Task details: Your output is the lines from the first one to the one containing "import seaborn as sns", repeated exactly, with images left out.
## START Given material
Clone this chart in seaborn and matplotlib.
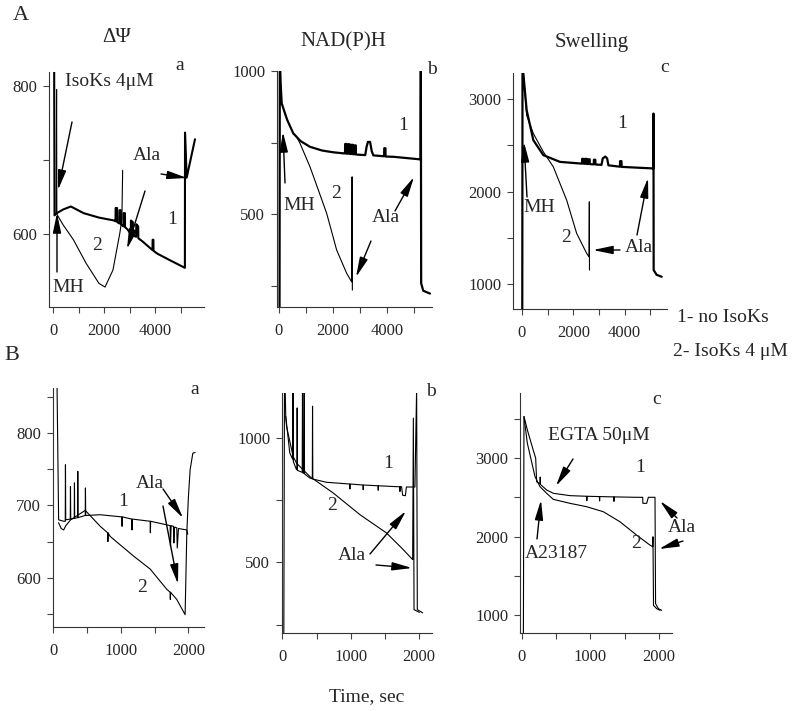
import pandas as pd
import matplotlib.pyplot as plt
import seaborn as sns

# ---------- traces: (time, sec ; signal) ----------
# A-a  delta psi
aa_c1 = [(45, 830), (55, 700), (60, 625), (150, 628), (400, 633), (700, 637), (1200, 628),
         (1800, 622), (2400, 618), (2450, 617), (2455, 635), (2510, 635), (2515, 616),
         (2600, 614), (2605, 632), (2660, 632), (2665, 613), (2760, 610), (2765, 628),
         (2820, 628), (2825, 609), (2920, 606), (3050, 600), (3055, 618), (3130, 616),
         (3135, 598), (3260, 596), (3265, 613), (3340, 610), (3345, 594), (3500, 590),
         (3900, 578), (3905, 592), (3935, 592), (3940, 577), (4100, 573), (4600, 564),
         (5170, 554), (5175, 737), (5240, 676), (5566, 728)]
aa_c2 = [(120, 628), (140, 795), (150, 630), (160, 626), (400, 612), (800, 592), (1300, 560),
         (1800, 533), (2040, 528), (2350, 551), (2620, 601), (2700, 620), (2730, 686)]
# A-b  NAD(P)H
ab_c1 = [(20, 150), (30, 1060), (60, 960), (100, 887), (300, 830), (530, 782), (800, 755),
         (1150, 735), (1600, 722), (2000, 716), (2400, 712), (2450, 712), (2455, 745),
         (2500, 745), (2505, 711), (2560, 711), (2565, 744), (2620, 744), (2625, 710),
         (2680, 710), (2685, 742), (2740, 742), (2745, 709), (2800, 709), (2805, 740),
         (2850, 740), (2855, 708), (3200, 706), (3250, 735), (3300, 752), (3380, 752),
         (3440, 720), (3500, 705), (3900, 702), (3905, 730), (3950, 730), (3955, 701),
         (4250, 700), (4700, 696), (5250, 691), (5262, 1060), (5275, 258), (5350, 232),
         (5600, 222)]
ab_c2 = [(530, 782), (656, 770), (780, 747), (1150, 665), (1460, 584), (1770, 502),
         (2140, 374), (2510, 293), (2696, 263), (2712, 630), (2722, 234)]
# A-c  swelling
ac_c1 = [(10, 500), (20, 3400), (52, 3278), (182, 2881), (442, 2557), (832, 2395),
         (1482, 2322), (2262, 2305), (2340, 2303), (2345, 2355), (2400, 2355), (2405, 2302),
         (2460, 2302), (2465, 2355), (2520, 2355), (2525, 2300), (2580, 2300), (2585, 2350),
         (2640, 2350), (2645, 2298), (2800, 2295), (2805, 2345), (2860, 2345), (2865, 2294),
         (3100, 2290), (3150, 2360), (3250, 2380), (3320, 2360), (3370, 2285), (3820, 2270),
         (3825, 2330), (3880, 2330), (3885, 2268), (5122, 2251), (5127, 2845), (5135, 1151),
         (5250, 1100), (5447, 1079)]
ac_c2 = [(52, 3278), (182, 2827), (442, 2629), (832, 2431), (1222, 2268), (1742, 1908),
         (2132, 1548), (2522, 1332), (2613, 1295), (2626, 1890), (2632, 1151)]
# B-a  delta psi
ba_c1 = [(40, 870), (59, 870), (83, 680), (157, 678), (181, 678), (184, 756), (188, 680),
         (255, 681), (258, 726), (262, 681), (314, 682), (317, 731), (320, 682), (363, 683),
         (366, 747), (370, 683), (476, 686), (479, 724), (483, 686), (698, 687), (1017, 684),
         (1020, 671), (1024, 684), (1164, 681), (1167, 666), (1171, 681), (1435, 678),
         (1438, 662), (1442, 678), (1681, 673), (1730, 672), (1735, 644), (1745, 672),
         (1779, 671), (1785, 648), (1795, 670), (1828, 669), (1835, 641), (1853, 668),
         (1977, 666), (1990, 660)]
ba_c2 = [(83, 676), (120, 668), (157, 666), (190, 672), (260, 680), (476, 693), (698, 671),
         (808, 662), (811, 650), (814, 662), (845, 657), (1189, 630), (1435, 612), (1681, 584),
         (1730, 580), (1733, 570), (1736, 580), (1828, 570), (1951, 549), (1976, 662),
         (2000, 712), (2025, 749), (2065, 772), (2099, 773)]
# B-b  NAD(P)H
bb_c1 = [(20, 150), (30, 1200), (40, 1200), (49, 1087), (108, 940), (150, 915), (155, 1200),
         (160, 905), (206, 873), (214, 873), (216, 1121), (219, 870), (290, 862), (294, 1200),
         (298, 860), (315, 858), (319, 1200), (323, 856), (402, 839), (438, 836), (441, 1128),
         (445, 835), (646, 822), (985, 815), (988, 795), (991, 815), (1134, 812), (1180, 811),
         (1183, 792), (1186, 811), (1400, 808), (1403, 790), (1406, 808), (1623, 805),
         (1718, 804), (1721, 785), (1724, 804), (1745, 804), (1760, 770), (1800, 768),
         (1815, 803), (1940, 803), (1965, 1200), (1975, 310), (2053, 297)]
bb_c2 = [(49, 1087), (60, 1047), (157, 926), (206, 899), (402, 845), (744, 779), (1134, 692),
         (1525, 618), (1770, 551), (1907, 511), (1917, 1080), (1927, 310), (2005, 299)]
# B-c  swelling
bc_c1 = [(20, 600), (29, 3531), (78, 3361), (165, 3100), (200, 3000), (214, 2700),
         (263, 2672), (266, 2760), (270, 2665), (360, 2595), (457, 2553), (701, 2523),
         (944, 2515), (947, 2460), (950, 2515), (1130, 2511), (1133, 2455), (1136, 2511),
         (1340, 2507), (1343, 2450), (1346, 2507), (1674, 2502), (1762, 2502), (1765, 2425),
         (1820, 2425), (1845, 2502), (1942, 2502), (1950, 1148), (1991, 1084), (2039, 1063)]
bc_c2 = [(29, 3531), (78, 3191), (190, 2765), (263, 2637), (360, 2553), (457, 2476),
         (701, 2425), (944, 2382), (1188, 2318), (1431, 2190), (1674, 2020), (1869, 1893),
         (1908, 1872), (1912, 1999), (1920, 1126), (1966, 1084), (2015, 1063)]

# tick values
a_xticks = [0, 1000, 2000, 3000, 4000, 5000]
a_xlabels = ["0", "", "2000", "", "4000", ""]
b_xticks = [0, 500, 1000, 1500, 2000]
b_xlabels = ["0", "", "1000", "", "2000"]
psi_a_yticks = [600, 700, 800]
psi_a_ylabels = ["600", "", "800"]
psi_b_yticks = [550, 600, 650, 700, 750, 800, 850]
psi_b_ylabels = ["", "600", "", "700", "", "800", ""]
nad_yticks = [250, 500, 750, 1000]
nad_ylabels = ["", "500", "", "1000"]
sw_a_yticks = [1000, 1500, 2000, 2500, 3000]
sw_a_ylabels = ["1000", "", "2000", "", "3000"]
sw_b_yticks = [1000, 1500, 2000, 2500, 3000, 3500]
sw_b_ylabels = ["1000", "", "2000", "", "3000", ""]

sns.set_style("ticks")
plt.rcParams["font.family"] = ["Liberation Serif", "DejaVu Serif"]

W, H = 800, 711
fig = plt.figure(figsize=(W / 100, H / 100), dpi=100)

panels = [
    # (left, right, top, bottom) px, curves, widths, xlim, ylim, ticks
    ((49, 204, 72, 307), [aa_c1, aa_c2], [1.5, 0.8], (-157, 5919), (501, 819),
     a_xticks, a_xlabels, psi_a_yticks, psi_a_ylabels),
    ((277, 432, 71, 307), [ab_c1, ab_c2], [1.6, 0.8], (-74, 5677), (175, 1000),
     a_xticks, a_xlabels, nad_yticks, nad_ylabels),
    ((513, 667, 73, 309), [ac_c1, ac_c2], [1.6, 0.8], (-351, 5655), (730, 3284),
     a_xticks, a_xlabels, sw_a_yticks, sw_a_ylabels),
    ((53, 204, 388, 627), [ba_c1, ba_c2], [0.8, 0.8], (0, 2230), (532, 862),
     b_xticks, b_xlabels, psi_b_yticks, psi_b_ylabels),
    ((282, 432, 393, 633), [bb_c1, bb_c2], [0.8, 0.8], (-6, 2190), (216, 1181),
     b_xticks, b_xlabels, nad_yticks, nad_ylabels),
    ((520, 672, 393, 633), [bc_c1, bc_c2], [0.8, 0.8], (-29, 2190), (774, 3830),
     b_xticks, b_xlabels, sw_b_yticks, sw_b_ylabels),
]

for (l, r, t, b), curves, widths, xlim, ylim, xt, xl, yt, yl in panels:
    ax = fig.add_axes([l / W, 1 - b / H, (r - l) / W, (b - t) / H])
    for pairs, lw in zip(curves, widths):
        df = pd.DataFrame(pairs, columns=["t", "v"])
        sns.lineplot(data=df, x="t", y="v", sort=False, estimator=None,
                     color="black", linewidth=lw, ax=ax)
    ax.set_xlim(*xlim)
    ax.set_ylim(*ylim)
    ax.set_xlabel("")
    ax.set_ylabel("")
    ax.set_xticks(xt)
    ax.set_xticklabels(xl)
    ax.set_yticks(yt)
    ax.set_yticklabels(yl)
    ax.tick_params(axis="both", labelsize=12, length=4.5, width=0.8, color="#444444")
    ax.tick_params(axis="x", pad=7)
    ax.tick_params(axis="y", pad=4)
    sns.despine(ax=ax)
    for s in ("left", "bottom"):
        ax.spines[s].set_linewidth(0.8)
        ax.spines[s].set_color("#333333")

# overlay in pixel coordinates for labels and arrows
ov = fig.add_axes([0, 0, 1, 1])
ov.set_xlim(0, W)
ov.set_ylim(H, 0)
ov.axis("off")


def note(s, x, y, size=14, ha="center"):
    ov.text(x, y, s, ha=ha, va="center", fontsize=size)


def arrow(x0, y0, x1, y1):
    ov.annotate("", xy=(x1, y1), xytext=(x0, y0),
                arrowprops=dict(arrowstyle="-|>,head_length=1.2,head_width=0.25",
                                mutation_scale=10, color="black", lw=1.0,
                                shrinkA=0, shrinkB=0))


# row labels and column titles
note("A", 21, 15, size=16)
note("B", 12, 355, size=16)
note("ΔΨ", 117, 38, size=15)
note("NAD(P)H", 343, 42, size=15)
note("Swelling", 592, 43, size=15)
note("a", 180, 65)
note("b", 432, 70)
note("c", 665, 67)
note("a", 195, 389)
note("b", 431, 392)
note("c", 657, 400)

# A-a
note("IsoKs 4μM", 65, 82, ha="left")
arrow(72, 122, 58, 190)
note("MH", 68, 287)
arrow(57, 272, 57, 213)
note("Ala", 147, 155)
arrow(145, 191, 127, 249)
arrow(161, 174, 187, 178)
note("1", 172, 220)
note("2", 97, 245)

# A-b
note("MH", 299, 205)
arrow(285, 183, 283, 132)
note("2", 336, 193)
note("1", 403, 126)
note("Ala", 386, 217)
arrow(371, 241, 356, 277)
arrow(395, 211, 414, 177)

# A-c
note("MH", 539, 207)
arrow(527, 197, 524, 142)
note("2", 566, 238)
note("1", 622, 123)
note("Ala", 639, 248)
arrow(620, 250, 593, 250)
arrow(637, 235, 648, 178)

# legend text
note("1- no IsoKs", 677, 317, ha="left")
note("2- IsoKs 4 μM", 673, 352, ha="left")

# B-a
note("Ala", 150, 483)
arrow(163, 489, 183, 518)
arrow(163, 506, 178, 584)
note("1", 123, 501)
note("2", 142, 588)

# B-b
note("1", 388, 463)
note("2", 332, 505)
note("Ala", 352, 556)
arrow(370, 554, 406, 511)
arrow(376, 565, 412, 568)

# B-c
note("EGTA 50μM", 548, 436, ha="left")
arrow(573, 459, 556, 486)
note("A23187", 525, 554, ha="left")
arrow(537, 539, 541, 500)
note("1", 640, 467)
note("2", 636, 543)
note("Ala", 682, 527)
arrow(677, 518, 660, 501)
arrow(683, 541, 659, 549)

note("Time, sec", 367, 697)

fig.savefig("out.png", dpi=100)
## END Given material
Exercise output:
Clone this chart in seaborn and matplotlib.
import pandas as pd
import matplotlib.pyplot as plt
import seaborn as sns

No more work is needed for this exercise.